EPO queue jumping part 1 - Don't be an SME
Here’s an interesting thought experiment about how patent offices should operate. Two patent applications are pending at the European Patent Office (EPO). Imagine that one was filed several years ago by Microsoft, and the other was filed at the same time by (say) an Italian SME which files “only” 10 patent applications per annum.
Lady Justice may have to ditch her traditional blindfold if she wants a job at the EPO Photo: Tim Evanson |
Nothing much has happened on either case now for several years, but both files are allocated to the same examiner. Which case should the examiner pick up first – the one filed by the “customer” with 750 filings per year, or the one filed by the SME?
Merpel hopes that her readers will agree that both files should be treated equally in the same queue. Indeed there is a good argument that the SME should get priority treatment, being less able to afford the annual renewal fee imposed by the EPO for each year of inaction, which is already more than €1,000 by the 5th anniversary of filing, and rises to over €1,500 per annum from the 9th anniversary onwards.
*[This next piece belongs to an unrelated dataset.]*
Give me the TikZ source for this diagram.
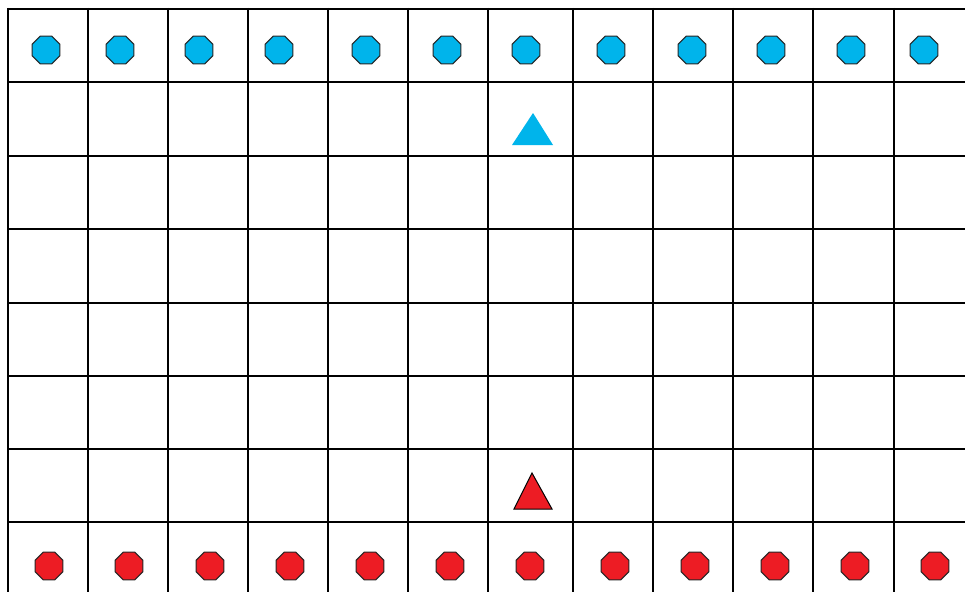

Any readers who agree with the equal treatment concept may be disturbed by certain rumours that have reached Merpel’s pointed ears. They start off innocuously enough:
Changing priorities in DG1 Earlier this year the Office issued two internal memos entitled “Closer Contacts with Major Applicants”. The reason given was to“foster a better esprit de service, not least to ensure that we do not lose workload market share to other major Offices”.We cite further:“The ICT cluster has had close contact with both Canon and Microsoft recently and their experience prompted this pilot… The pilot started on 1.4 for ten major applicants.... For the 10 applicants, there will be one DG1 director in direct contact with one person in the company… The idea is that the DG1 director will be in regular contact ... with his counterpart from the applicant and that at least once in the pilot year there will be a high level visit (PD, directors, DG2 and DG5 representatives where necessary) to the company.”
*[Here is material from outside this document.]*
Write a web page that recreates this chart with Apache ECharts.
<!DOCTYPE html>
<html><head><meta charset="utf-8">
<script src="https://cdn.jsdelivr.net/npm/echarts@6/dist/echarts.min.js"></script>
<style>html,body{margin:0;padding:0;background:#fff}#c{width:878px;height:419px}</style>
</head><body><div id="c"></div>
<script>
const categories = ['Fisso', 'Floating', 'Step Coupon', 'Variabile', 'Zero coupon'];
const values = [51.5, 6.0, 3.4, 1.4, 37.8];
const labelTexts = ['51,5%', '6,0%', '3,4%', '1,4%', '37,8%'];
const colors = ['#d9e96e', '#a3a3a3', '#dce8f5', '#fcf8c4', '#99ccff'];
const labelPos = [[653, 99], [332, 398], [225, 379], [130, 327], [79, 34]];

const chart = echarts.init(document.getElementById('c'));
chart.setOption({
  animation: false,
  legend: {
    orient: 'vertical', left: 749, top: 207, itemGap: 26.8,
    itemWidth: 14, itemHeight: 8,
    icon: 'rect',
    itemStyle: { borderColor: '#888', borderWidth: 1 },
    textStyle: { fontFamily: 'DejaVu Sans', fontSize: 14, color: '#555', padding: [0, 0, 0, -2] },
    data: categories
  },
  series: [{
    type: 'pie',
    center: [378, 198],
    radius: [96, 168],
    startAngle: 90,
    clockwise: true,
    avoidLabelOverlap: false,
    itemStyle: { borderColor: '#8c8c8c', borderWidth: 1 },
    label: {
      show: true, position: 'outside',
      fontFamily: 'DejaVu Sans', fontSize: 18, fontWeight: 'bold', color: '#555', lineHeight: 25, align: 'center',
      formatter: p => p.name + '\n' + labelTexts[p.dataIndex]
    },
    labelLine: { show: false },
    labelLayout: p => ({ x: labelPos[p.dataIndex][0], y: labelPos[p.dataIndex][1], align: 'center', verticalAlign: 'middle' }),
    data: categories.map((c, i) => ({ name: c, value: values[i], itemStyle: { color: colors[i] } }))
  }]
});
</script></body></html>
Pausing here (the good stuff comes later), Merpel does not have a particular issue with the concept of the EPO or indeed any organisation providing a relationship manager for large users of any organisation. She also knows that the EPO has for many years sent examiners out into the real world to talk with applicants, so as to keep abreast of technology and of the real state of the art, as opposed to the legal fiction created by patent law. Other patent offices, such as the UK IPO, also visit applicants and patent attorneys who are users of their services [this is something that IPKat blogmeister Jeremy has strongly advocated in talks he has given over the past decade].
However, this pilot programme seems different, both in terms of purpose and in terms of execution. There is something imbalanced in having high-ranking EPO officials make a pilgrimage to the premises of large applicants “to ensure that we do not lose workload market share”. There is an element of bending the knee involved that makes Merpel uncomfortable.
But now for the part that made Merpel cough up a larger-than-normal furball. Her correspondent comments that:
One of the early off-shoots was that directors and examiners were gently reminded that the Office had entered in a closer cooperation project with Microsoft, so could the examiners please take care of a list of [overdue] Microsoft files for which the deadline [for the examiner to issue a communication] had expired? We [i.e. Merpel's correspondent] obviously have no problems with reminders to examiners to prioritise files that are overdue. But such reminders should cover all files that are similarly overdue, not just those of a specific applicant.
The implications of this are astounding. Smaller applicants are being discriminated against because they don’t have the clout of threatening to pull their business from the EPO. But if you’re a major contributor to the EPO’s coffers, your cases will get priority at the expense of smaller applicants.
Merpel hopes this is all untrue, but it has the “stranger than fiction” quality that is characteristic of many EPO stories that have proved accurate. Anyone who knows more and who can comply with the normal rules of comment etiquette, please do tell!
Reminder for commenters: As has been true with Merpel's EPO posts for some time, and as is now the general IPKat policy, comment-posters are required to identify themselves via a pseudonym if they don't want to use their own names, since there are far too many people called "Anonymous" and it can be difficult-to-impossible to work out which Anonymous is which. Also, Merpel moderates EPO-related comments quite heavily, knowing that some readers get so exercised that they forget the normal standards of comment etiquette (or even of libel laws).